Column data validity statistics¶
This probe computes the number and ratio of invalid data in a column. Invalid is defined here with regard to the Meaning of the column. For more information about meanings and storage types, see Schemas, storage types and meanings.
Note that you can only enable this probe on columns for which there is a forced meaning, i.e. it is not possible to check validity compared to a meaning which is only automatically inferred by DSS.
SQL¶
On SQL dataset, probes can be written using a SQL query. Each value in the first row of the query’s result is stored as a metric, using the column name of the value as name for the metric.
Note
If the option “is a single aggregate” is selected, your aggregate metric will automatically be wrapped by the correspondoning SELECT
, FROM
, and WHERE
clauses.
For example, if this option is selected, the following would be a valid probe statement: SUM(cost) / COUNT(customers)
.
If you were to run this probe on the dataset orders
with the partition order_date
set to ‘2018-01-01’, your aggregation would get translated into the following SQL statement: SELECT SUM(cost) / COUNT(customers) as "col_0" FROM orders WHERE order_date='2018-01-01'
.
Python¶
You can also write a custom probe in Python.
Metrics display UI¶
The value of metrics can be viewed in the “Status” tab of a dataset, managed folder or saved model.
Since there can be a lot of metrics on an item, you must select which metrics to display, by clicking on the X/Y metrics
button
Datasets and managed folders¶
There are two main metric views:
A “tile” view which displays the latest value of each selected metric.
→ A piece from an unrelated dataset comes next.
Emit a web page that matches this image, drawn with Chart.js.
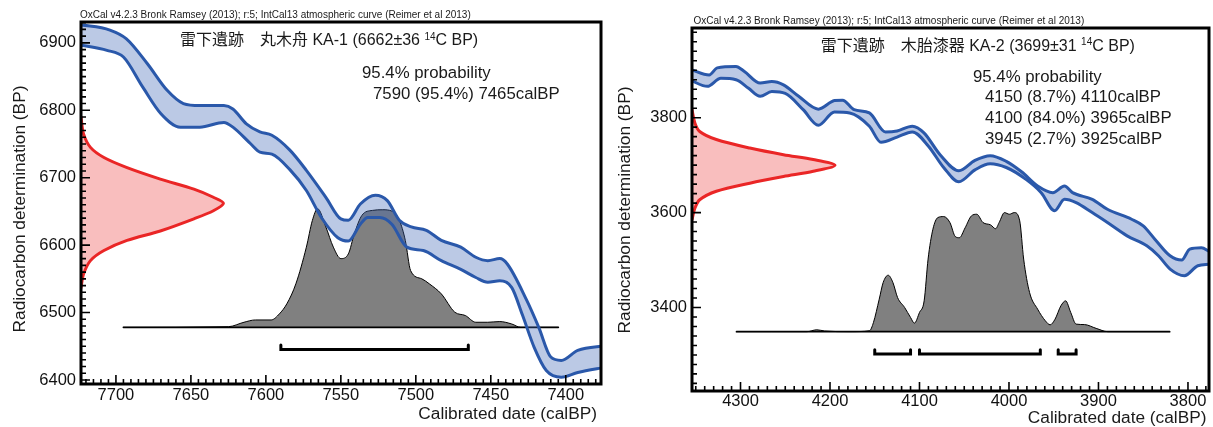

Clicking on the value of a metric will bring up a modal box with the history of this value.
A “ribbon” view which displays the history of all selected metrics.
Note that not all metric values are numerical. For example, the “most frequent value” for a given column is not always numerical. Therefore, the history view sometimes shows history as tables rather than charts.
Probe execution engines¶
Depending on the type of dataset and selected probe configurations, dataset probes can use the following execution engines for their computations:
Hive
If selected for a dataset, the Hive engine will be used on datasets that are larger than 10MB in size. The Streaming data engine will be used on smaller datasets.
Impala
SQL database
This engine is used for SQL datasets, for probes that can perform their computation as a SQL query. The query is fully executed in the database, with no data movement.
No specific engine
For example, the “files size” probe does not require any engine, it simply reads the size of the files
Streaming data engine
Data is streamed into DSS for computation
This engine is generally much slower since it needs to move all of the data
This engine acts as a fallback if no other engine is possible (for example, )
Metrics on partitioned datasets¶
On partitioned datasets, the metrics can be computed either on a per-partition basis or on the whole dataset.
Note
Metrics must actually be computed independently on each partition and on the whole dataset, since for a lot of metrics, the metric on the whole dataset is not the “sum” of metrics on each partition.
For example, the median of a column.
For these datasets, there are 4 views into the metrics:
The regular “tile” view, showing the last value of selected metrics, either for a given partition or the whole dataset.
The regular “ribbon” view, showing the history of the values of selected metrics, either for a given partition or the whole dataset.
A “partitions table” view, showing the last values of several metrics on all partitions, as a data table
A “partitions chart” view, which tries to display the last values of each metric on all partitions as a chart. This view particularly makes sense for time-based partitions, where the chart will actually be a timeline chart.